I don't want to live a life like that anymore -- a life that comes with an endless jarring as you fluctuate between the extremes. Over the past two years, I've immersed myself in the field of mindfulness and mediation, with the expectation that learning to be "fully present," might just be the antidote I need to escape my binary disposition. By no means has this been an easy practice for me to adopt, as I've been struggling with the fact that the more present I become and thus more in tune with what really is, the more aware I am of what really isn't.

And it wasn't until a few days ago that I stumbled across a quote by Kathryn Schultz that perfectly explains what I've never been able to put into words. "The miracle of your mind isn't that you can see the world as it is. It's that you can see the world as it isn't." So it's in this space that I struggle most, the dichotomy of knowing that where you are illuminates and gives you the clarity of where you hope one day to be.

It appears that even mindfulness -- something universal in its simplicity -- is neither black nor white, but shaded in grays. In fact, it's the gray areas I inhabit most these days. I'm continually reminded of this fact when I brush up against adversity. It's the knowledge that any trial or unpleasant circumstance can either destroy you or open you up to growth borne of resilience. What we take from that experience is entirely up to us. Instead of pushing away from the discomfort, I'm learning how to soften into things.

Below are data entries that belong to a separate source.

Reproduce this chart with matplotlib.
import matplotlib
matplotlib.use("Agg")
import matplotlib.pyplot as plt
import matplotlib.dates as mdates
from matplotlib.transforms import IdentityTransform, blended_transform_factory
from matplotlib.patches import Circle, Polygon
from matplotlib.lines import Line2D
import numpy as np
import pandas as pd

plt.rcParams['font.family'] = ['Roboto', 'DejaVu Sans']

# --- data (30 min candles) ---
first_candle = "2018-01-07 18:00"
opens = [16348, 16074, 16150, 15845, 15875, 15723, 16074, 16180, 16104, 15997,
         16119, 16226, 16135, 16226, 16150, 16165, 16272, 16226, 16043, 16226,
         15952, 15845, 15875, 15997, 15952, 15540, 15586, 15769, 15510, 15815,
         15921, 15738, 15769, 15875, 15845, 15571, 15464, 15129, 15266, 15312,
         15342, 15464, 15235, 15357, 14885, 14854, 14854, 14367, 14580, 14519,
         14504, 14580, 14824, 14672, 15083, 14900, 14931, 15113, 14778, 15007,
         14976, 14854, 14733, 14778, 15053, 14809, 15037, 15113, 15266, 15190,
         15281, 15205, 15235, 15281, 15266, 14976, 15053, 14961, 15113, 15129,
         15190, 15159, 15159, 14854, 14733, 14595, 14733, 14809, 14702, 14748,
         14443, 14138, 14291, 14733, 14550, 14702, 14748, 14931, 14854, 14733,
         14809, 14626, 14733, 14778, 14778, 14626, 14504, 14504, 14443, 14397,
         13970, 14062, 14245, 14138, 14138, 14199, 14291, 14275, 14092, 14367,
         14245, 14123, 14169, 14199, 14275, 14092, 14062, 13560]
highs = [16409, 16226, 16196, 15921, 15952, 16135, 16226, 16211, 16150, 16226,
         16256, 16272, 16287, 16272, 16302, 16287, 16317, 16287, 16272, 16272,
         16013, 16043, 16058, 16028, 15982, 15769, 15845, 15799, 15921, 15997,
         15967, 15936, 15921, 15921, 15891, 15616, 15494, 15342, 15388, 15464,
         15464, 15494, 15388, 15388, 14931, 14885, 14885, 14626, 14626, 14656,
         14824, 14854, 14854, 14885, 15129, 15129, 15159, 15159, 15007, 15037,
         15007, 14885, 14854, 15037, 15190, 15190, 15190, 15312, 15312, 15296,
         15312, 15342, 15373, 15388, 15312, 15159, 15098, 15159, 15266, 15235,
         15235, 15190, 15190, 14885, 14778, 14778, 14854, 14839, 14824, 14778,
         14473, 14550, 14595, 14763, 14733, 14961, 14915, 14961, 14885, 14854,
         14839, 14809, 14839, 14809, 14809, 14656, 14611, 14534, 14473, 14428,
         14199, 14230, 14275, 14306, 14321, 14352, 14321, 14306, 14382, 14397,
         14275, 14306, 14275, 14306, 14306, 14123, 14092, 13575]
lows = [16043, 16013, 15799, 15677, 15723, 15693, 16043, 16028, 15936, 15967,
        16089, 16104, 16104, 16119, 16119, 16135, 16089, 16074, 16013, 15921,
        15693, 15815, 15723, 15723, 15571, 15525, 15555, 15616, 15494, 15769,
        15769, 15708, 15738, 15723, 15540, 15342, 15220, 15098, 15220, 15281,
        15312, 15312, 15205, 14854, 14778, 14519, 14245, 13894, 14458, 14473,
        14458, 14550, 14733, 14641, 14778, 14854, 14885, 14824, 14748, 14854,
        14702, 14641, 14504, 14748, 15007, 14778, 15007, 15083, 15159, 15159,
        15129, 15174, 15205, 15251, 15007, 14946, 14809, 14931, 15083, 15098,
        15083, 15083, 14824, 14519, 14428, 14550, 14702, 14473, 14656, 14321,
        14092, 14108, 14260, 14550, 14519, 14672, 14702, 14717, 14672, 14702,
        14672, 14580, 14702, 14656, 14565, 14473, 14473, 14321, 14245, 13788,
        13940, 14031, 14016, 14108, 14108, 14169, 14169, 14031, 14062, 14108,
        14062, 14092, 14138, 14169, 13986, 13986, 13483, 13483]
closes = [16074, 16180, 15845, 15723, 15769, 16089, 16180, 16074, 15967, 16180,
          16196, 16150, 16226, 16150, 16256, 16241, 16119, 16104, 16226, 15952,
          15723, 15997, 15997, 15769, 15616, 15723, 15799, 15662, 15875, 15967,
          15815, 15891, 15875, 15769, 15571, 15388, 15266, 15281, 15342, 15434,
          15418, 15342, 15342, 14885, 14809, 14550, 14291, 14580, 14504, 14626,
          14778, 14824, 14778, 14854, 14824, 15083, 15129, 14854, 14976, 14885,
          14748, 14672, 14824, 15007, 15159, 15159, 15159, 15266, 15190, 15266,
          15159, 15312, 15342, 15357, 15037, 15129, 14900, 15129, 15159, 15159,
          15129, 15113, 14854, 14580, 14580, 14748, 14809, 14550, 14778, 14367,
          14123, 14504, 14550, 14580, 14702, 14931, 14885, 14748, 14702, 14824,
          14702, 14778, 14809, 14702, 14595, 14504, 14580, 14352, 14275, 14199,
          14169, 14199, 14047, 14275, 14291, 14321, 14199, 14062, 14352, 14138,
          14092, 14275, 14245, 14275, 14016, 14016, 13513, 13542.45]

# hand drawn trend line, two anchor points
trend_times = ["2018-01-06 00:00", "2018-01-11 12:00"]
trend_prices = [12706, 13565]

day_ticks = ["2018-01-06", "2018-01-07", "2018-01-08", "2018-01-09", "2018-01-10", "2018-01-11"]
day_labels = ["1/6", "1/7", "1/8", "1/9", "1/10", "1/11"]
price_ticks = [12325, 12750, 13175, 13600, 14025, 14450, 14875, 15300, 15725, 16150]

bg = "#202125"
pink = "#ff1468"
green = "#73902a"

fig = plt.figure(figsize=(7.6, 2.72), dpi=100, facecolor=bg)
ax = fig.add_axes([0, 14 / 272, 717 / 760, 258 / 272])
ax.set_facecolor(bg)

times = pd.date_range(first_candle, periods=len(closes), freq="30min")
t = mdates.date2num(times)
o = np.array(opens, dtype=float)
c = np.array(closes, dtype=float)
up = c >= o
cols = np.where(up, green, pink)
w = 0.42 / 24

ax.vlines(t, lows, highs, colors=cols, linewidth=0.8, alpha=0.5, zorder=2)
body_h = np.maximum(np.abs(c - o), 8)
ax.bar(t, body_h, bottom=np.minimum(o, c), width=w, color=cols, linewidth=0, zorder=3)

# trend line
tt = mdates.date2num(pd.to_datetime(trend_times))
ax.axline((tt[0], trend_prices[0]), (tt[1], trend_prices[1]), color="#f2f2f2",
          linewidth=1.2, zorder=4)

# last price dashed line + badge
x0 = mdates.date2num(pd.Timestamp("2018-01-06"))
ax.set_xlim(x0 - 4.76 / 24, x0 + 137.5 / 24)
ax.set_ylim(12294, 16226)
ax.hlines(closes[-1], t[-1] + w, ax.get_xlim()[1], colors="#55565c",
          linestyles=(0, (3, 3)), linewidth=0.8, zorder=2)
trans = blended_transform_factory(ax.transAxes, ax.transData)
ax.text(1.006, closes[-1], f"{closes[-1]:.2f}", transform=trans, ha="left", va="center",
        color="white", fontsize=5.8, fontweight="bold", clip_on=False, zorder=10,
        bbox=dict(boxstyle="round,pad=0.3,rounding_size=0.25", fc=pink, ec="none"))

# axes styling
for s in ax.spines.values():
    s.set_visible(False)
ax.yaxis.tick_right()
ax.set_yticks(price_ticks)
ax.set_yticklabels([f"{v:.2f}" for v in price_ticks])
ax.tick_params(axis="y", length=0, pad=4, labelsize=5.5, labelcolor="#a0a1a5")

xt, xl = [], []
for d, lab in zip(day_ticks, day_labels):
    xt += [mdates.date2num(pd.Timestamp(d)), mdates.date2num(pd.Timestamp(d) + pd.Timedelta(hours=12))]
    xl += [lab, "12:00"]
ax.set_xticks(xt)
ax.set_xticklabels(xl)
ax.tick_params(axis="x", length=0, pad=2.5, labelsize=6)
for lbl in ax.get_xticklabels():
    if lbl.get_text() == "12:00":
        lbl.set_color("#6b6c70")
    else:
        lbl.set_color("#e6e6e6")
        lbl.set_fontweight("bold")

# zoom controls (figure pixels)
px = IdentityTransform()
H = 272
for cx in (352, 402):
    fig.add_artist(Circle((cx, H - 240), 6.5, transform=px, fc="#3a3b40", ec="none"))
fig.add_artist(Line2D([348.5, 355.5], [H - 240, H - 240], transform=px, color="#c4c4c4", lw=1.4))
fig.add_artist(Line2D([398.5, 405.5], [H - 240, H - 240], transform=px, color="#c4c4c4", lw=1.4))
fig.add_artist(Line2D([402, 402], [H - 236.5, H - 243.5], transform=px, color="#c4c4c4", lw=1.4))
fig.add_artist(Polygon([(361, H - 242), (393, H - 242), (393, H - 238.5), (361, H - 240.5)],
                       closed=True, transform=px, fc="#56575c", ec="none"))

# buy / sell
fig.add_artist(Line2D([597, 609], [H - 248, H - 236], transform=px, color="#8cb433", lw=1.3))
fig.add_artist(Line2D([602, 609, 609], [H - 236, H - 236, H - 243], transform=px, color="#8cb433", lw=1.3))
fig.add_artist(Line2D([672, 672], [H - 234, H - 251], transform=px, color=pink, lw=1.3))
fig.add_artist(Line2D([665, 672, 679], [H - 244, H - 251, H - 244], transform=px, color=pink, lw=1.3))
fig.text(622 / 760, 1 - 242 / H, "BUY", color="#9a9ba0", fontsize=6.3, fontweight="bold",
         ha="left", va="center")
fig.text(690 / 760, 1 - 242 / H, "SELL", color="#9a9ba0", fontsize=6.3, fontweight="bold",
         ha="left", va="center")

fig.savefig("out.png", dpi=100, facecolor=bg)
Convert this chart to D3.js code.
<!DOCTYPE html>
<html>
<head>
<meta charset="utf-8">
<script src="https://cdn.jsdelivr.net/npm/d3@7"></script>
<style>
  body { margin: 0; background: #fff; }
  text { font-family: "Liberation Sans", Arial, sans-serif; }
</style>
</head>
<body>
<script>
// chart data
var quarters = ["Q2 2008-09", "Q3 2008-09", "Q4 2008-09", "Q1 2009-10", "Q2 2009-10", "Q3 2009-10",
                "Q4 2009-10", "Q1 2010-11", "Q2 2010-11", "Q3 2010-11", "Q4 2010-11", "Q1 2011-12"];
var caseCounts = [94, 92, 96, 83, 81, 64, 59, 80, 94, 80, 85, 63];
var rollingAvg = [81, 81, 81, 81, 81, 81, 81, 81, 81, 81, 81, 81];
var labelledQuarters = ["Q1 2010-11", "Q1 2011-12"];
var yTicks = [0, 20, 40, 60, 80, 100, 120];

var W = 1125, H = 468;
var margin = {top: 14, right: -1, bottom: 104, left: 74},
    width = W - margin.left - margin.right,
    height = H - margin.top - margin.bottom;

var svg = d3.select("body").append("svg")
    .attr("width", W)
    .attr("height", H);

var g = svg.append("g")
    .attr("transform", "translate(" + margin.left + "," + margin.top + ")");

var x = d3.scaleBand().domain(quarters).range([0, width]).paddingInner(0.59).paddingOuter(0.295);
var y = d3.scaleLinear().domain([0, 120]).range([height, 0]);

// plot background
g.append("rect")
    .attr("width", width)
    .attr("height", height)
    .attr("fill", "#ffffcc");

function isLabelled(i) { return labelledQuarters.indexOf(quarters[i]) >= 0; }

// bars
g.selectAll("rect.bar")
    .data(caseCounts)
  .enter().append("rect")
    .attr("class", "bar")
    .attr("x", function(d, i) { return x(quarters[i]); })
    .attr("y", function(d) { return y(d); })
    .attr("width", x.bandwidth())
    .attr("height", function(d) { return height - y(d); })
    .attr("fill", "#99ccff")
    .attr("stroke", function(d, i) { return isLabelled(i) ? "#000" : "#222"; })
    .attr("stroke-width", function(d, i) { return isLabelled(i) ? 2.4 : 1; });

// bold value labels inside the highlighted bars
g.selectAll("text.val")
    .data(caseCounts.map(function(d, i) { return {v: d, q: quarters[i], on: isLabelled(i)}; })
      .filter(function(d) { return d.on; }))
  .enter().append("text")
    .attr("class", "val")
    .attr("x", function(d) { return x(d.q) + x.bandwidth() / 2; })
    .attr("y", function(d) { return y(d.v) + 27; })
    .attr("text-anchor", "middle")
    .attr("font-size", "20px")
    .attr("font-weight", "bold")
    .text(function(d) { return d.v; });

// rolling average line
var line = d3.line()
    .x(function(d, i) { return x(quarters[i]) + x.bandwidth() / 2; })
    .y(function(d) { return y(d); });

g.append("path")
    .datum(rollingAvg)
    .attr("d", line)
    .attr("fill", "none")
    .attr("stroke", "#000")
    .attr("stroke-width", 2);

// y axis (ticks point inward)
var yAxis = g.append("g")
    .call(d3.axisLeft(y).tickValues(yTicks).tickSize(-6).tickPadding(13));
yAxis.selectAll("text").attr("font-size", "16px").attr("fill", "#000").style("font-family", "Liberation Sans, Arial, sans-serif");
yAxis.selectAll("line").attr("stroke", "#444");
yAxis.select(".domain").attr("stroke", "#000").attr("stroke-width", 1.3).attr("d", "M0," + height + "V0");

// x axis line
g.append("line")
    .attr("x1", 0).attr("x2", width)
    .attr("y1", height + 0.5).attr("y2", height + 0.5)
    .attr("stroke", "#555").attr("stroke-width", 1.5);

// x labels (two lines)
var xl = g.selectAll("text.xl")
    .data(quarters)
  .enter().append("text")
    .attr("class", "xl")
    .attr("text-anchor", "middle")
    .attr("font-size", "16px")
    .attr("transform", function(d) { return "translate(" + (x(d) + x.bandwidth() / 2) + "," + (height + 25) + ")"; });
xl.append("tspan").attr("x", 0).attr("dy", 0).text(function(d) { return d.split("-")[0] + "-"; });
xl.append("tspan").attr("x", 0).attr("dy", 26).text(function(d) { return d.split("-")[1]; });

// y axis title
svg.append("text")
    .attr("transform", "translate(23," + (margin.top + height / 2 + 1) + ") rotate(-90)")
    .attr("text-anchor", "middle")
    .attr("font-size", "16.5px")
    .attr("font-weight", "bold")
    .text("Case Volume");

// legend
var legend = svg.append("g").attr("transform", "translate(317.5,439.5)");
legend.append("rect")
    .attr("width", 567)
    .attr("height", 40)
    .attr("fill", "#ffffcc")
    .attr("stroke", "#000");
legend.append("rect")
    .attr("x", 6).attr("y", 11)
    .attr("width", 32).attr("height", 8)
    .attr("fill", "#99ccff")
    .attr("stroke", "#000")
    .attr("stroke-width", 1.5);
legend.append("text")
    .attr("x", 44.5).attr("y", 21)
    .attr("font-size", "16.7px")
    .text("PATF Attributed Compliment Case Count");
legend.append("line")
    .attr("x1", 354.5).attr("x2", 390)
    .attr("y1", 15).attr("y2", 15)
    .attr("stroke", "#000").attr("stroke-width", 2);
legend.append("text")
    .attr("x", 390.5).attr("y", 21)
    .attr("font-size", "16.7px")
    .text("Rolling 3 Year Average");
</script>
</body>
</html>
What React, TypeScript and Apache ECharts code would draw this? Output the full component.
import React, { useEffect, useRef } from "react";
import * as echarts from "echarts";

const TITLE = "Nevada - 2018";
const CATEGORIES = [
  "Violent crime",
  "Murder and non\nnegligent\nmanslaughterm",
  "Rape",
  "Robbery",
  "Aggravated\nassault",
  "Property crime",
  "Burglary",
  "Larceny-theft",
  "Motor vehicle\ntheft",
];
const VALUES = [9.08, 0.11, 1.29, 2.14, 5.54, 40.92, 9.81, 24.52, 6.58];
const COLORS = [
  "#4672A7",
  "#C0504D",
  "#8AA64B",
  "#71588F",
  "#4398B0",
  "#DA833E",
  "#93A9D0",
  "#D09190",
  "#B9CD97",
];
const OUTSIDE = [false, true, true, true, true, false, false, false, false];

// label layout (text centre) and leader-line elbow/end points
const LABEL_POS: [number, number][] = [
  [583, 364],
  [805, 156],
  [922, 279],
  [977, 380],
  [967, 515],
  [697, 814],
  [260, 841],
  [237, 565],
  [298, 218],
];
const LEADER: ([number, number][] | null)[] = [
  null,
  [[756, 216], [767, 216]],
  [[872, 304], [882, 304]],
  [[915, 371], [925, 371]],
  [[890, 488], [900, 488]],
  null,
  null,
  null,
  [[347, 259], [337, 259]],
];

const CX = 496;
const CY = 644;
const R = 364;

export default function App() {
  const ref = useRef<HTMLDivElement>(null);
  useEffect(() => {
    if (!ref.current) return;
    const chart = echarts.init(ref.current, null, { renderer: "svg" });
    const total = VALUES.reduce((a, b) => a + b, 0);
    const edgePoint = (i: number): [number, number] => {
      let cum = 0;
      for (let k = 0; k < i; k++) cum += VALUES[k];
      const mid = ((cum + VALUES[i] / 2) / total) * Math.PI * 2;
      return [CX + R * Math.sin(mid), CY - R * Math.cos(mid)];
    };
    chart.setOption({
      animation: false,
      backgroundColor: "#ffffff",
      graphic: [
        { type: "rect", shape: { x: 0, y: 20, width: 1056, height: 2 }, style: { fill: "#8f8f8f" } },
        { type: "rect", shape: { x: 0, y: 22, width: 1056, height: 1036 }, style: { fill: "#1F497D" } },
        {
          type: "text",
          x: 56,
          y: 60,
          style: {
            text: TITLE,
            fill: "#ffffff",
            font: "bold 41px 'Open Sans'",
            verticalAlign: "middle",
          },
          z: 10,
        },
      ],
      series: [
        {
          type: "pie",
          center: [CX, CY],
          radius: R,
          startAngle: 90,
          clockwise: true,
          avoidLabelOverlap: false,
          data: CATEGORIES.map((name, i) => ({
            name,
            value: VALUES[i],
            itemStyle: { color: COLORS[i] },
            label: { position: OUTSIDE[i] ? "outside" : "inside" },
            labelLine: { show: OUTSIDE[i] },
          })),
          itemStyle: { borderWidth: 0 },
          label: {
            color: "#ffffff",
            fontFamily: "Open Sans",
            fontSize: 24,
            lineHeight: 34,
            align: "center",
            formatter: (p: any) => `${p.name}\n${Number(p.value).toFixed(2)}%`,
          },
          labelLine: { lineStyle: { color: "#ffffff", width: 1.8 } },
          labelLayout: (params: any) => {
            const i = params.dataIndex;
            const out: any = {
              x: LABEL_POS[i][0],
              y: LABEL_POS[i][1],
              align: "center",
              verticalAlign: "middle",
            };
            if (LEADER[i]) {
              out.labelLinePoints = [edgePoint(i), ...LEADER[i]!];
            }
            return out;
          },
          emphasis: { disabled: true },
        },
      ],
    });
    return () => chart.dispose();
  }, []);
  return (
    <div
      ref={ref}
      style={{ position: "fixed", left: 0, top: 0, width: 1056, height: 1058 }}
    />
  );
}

It's been said that no matter where you go, there you are. The "me" that gets in my way the most is my ego. My ego is definitely a big room I can easily get lost in. It's a room in which the windows don't look out, only in. Everything in this room is constructed of grandiosity and self-pity. I may not use drugs or alcohol anymore, but I still suffer from hangovers of my own doing. My ego run amok ensnares everything in its path, while simultaneously pushing everyone and everything important in my life away. For me, learning how to "soften into things" means learning how to quiet my ego, the presence that convinces me that in order to build myself up, I need to tear someone else down.

By getting out of my own way, I open a channel for love to come into my life. What is love other than commitment -- it's having the faith to be present with another person and having a willingness to live with an unresolved conflict. It's knowing that I didn't choose to love you just for this moment, but for a culmination of all the moments that have yet to arrive.

This process of stripping away and being present takes an incredible amount of energy, and learning to sustain this way of navigating life requires we constantly replenish our resiliency stores. I always thought I was an extrovert, gregarious and thriving in community. It wasn't until I heard an interview with Chris Kresser that I realized that even the binary labels of introverts and extroverts can be misleading. Chris described introverts as being people who get their batteries recharged when they are alone. It really has nothing to do with not enjoying being in crowds and being the center of attention. That totally describes why I've always thrived when I can strike a balance between quiet solitary restoration and chaotic communal interaction.

So I guess what I'm really trying to say is that maybe the "gray areas" aren't so bad after all. Learning to "soften into things" is moving me further away from a life of either/or. It's my ability to sway and sashay through adversity that invites love into my life. In the words of the American Buddhist nun Pema Chödrön:

"If we want there to be peace in the world, we have to be brave enough to soften what is rigid in our hearts, to find the soft spot and stay with it. We have to have that kind of courage and take that kind of responsibility. That's the true practice of peace."